To calculate theoretical yield, first convert your limiting reagent’s mass to moles by dividing by its molar mass. Then multiply by the mole ratio from the balanced equation and finally multiply by the molar mass of the product. The result is your theoretical yield in grams.
What is the difference between theoretical yield and percent yield?
Theoretical yield is the maximum amount of product that could form based on stoichiometry, while percent yield measures how much product you actually obtained in the lab. Calculating theoretical yield and percent yield together tells you how efficient your reaction was: Percent Yield = (Actual ÷ Theoretical) × 100.
How do I calculate theoretical yield in grams?
To get theoretical yield in grams, you need three things: the grams of your limiting reagent, the mole ratio from a balanced equation, and the molar mass of your product. Convert grams → moles → apply ratio → convert back to grams. This is exactly the process our calculator automates for you.
How do you find the limiting reagent before calculating theoretical yield?
To find the limiting reagent, convert each reactant’s mass to moles, then divide each by its stoichiometric coefficient from the balanced equation.
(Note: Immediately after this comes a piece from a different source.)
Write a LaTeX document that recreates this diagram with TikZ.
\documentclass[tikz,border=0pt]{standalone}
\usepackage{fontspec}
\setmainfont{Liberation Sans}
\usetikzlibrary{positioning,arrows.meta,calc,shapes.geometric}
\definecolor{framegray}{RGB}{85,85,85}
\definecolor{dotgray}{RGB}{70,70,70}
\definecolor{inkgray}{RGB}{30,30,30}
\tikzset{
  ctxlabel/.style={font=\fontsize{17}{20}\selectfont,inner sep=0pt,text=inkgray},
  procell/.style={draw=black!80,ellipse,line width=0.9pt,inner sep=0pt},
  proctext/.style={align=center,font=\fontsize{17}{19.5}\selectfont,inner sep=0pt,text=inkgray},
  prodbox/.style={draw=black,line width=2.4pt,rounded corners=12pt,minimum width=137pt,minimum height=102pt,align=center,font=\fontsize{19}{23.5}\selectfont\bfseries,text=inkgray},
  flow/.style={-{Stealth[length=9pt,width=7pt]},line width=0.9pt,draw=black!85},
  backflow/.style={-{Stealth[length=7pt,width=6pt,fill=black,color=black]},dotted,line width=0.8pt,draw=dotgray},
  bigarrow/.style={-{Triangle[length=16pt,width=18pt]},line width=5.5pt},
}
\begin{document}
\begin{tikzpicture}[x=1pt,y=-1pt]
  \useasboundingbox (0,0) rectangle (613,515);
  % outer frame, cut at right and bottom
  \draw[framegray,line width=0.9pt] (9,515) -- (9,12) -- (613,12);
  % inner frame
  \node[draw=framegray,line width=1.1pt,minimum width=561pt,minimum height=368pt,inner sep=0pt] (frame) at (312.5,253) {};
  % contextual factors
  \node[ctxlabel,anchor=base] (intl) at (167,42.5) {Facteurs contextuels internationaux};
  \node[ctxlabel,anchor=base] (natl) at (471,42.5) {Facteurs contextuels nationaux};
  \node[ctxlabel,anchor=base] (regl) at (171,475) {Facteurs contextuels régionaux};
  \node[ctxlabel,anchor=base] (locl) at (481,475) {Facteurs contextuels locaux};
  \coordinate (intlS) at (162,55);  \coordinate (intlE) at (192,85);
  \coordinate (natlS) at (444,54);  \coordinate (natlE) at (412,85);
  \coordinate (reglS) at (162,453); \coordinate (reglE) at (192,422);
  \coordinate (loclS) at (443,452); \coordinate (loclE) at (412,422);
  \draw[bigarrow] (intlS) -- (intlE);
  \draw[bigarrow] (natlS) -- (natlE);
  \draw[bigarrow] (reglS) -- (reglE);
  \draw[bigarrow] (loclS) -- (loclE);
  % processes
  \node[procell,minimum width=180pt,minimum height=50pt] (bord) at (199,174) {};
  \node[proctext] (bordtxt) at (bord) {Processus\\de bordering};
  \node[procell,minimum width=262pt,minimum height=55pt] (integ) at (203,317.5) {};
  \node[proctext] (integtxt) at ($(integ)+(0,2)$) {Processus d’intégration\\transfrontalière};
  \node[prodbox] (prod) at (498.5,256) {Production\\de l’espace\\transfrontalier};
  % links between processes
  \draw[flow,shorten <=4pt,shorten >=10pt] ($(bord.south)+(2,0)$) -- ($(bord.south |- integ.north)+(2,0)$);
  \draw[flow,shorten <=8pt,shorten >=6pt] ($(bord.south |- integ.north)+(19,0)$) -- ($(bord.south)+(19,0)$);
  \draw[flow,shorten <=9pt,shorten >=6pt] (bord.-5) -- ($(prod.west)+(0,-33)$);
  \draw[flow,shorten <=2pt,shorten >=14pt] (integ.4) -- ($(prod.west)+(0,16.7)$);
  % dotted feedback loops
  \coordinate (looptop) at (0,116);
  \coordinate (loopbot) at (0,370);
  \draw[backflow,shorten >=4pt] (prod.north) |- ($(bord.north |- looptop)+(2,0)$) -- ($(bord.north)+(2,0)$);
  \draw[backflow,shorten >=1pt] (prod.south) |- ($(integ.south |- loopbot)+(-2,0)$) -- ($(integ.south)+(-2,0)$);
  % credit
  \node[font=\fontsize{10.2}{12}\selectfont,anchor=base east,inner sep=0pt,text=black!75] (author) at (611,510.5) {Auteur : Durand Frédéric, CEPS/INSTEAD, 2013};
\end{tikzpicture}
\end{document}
The reactant that gives the smaller value is your limiting reagent. You then use that value to calculate theoretical yield from the limiting reagent for your product.
How do I calculate theoretical yield in chemistry class problems?
Most chemistry problems give you a balanced equation, the mass of one or both reactants, and ask for the mass of a product. The process is: balance the equation → identify the limiting reagent → use stoichiometry to find moles of product → convert to grams. Practicing with a calculator like the one on ZoCalculator.com helps you check your work step by step.
How do you calculate theoretical percent yield?
To calculate theoretical percent yield, divide your actual (experimental) yield in grams by the theoretical yield in grams, then multiply by 100. The formula is: Percent Yield = (Actual Yield / Theoretical Yield) × 100. A result close to 100% means your experiment was highly efficient.
How do I calculate the theoretical yield of alum?
To calculate the theoretical yield of alum (KAl(SO₄)₂·12H₂O), start with the balanced equation for alum synthesis — typically from aluminum, potassium sulfate, and sulfuric acid. Identify the limiting reagent, find the mole ratio between it and alum, and multiply by alum’s molar mass (474.39 g/mol). This is a common general chemistry lab calculation.
How do you calculate the theoretical yield of Fe₂O₃?
To calculate the theoretical yield of Fe₂O₃ (iron(III) oxide), use the balanced combustion or oxidation equation for iron: 4 Fe + 3 O₂ → 2 Fe₂O₃. Find the limiting reagent between iron and oxygen, apply the mole ratio (every 4 moles of Fe produces 2 moles of Fe₂O₃), and multiply by the molar mass of Fe₂O₃ (159.69 g/mol).
How do I calculate the theoretical yield of carbon dioxide?
To calculate the theoretical yield of carbon dioxide from a combustion reaction, balance the equation for your fuel (e.g., propane, methane, glucose), identify the limiting reagent, and use the stoichiometric ratio between the fuel and CO₂. Multiply the moles of CO₂ produced by 44.01 g/mol (molar mass of CO₂) to get your answer in grams.
Can theoretical yield ever exceed 100%?
No — a theoretical yield above 100% is physically impossible for a pure product. If your calculated percent yield exceeds 100%, it means your actual yield measurement includes impurities (such as water or unreacted starting materials), the product was not fully dried, or there was a measurement or calculation error. Always re-check your work if this occurs.